(Records)
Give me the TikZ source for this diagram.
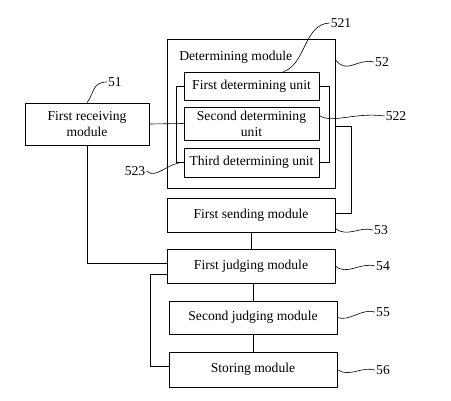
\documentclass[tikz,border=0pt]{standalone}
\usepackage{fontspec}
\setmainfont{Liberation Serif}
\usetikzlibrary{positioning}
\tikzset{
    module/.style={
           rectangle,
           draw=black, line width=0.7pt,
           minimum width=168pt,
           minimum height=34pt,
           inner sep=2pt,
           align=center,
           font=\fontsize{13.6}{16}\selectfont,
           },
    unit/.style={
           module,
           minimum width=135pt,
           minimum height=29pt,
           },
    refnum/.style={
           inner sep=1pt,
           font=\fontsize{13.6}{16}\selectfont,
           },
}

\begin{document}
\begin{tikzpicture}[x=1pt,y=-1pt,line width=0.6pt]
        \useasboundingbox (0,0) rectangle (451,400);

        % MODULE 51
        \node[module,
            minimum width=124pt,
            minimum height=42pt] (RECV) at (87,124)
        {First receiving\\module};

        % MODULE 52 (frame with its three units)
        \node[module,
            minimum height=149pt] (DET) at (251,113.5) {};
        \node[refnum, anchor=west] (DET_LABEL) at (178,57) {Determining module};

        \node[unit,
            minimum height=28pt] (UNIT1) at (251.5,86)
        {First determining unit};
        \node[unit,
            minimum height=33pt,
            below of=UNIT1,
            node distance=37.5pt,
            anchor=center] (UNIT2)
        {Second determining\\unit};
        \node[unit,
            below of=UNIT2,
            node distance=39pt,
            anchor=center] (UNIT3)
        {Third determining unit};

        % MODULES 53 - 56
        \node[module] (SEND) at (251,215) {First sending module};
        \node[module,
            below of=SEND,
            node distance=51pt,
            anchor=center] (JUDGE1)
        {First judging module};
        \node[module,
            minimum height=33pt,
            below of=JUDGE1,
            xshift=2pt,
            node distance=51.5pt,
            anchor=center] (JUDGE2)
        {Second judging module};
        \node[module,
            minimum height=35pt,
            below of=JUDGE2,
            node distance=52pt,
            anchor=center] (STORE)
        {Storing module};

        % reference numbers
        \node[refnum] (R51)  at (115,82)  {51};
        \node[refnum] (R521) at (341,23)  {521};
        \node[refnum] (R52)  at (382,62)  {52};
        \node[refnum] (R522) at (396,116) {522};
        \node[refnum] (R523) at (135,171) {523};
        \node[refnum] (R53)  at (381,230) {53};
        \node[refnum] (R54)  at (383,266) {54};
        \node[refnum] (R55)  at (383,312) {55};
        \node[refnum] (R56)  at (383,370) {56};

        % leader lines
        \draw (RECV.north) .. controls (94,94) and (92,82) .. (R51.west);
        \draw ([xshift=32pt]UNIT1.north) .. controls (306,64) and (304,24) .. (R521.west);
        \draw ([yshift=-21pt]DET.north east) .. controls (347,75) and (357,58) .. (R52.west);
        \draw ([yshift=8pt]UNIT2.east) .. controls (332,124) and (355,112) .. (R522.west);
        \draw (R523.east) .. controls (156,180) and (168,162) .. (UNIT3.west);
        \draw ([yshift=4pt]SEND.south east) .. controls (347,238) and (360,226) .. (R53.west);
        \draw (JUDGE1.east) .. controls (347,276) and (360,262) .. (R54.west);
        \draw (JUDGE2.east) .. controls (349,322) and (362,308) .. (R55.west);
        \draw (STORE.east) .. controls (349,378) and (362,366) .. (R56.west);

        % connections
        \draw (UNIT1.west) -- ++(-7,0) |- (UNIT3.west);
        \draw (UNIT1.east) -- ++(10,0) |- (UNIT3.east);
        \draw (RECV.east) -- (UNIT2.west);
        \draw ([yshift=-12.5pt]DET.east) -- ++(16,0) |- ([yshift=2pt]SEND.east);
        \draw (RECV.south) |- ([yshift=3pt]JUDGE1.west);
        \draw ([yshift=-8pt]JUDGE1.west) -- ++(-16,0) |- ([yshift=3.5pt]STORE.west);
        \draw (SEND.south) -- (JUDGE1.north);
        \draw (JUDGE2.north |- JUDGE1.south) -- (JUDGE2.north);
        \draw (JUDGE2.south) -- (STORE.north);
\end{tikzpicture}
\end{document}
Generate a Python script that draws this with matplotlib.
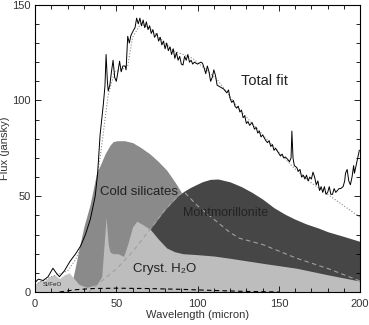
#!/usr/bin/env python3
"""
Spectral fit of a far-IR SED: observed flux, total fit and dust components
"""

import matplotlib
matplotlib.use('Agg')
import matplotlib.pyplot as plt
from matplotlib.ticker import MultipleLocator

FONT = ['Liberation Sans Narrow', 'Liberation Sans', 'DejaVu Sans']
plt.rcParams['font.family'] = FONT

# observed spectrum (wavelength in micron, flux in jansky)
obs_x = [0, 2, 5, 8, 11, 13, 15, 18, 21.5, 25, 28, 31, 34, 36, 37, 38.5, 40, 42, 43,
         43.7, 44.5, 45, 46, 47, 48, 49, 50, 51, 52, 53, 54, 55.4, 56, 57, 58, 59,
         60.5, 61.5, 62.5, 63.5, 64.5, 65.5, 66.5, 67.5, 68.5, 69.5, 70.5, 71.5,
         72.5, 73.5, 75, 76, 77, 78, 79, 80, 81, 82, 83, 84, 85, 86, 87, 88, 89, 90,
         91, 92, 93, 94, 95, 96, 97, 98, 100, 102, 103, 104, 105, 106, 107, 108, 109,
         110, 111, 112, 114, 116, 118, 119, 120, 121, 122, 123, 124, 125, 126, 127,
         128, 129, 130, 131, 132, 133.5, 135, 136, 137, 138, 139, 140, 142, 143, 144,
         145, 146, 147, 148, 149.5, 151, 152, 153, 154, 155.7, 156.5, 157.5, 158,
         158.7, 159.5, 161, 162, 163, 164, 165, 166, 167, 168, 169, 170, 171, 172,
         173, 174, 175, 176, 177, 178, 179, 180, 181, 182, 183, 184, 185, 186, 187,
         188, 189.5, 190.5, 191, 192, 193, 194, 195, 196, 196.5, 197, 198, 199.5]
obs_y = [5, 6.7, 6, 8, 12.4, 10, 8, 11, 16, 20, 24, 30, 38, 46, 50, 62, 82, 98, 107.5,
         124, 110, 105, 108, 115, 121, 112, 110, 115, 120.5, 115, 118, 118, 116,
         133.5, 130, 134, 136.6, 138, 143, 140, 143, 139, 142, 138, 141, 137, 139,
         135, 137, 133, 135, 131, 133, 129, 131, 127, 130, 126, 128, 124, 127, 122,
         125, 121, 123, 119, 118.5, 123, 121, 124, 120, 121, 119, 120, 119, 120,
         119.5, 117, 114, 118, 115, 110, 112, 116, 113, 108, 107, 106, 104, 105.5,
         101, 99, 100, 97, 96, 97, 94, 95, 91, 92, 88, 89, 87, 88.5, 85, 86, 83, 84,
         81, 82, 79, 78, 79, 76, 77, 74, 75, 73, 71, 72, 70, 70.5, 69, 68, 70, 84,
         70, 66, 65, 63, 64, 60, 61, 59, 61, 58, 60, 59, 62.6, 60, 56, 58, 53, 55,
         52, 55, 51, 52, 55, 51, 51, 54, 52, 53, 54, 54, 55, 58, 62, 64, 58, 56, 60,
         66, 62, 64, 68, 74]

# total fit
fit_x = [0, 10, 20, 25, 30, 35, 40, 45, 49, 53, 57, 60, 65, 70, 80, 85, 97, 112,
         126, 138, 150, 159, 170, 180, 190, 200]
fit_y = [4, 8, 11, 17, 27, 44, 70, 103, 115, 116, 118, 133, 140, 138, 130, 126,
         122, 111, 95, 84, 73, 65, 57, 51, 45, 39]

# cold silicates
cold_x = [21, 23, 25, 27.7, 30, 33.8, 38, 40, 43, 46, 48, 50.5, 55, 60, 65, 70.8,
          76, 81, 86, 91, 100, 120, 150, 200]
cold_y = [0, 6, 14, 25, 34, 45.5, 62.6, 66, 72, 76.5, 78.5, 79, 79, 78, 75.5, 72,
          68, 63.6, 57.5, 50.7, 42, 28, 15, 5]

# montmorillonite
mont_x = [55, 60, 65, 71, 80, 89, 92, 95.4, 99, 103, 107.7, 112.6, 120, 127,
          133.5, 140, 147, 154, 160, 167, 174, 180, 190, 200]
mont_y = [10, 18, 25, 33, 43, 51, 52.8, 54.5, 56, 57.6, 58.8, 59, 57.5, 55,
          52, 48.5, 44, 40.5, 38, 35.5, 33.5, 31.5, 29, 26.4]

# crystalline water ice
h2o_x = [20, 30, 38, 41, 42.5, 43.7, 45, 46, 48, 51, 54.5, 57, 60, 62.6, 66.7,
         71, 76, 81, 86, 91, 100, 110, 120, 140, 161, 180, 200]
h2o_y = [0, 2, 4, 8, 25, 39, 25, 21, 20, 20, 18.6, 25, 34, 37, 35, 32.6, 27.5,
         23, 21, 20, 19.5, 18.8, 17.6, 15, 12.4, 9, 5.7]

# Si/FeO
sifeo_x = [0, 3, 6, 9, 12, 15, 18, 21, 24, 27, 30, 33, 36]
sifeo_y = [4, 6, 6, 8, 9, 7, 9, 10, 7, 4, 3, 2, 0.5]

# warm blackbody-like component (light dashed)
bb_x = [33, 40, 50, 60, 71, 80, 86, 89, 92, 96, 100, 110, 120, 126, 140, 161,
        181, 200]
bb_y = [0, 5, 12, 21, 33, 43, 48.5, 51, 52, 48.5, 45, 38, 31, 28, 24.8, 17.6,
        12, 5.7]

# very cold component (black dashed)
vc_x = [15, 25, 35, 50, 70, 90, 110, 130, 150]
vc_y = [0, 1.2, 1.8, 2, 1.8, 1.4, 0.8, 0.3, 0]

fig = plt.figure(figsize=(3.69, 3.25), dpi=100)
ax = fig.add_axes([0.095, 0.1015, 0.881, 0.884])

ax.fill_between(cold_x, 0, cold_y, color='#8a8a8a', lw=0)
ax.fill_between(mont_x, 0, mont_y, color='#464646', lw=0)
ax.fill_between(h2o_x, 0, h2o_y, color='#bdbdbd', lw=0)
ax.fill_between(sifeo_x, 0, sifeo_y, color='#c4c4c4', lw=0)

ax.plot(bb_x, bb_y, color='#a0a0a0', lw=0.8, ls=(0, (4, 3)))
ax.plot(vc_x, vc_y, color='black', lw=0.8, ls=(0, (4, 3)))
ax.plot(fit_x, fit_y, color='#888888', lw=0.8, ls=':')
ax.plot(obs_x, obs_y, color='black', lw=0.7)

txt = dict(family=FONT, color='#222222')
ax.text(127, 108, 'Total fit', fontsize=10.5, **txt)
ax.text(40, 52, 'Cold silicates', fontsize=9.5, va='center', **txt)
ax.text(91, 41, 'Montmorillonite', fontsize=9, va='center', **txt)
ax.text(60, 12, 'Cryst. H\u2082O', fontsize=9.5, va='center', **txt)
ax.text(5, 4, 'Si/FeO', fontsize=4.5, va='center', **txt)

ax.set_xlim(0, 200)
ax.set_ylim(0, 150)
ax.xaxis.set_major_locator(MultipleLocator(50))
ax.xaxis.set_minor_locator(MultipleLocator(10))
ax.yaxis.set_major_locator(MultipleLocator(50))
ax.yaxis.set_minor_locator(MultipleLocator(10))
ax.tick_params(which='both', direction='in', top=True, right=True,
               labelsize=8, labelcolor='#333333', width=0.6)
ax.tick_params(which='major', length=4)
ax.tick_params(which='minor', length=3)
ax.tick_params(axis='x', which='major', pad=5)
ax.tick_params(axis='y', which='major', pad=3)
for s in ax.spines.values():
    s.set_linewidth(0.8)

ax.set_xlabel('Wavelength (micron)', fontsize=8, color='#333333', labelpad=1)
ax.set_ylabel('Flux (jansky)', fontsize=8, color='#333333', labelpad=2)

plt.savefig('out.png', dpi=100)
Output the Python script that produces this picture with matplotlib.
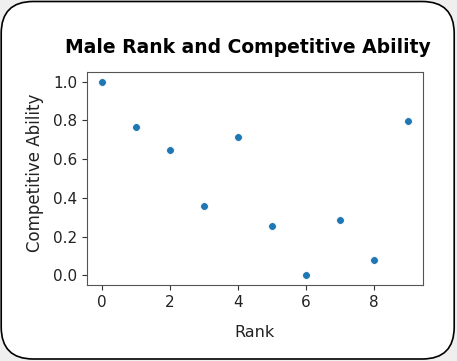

- WHAT YOU WILL DO
Locate all lines holding the word "with", then copy them out.

- RESPONSE BELOW
        % MODULE 52 (frame with its three units)
Generate a Python script that draws this with matplotlib.
Output the Python script that produces this picture with matplotlib.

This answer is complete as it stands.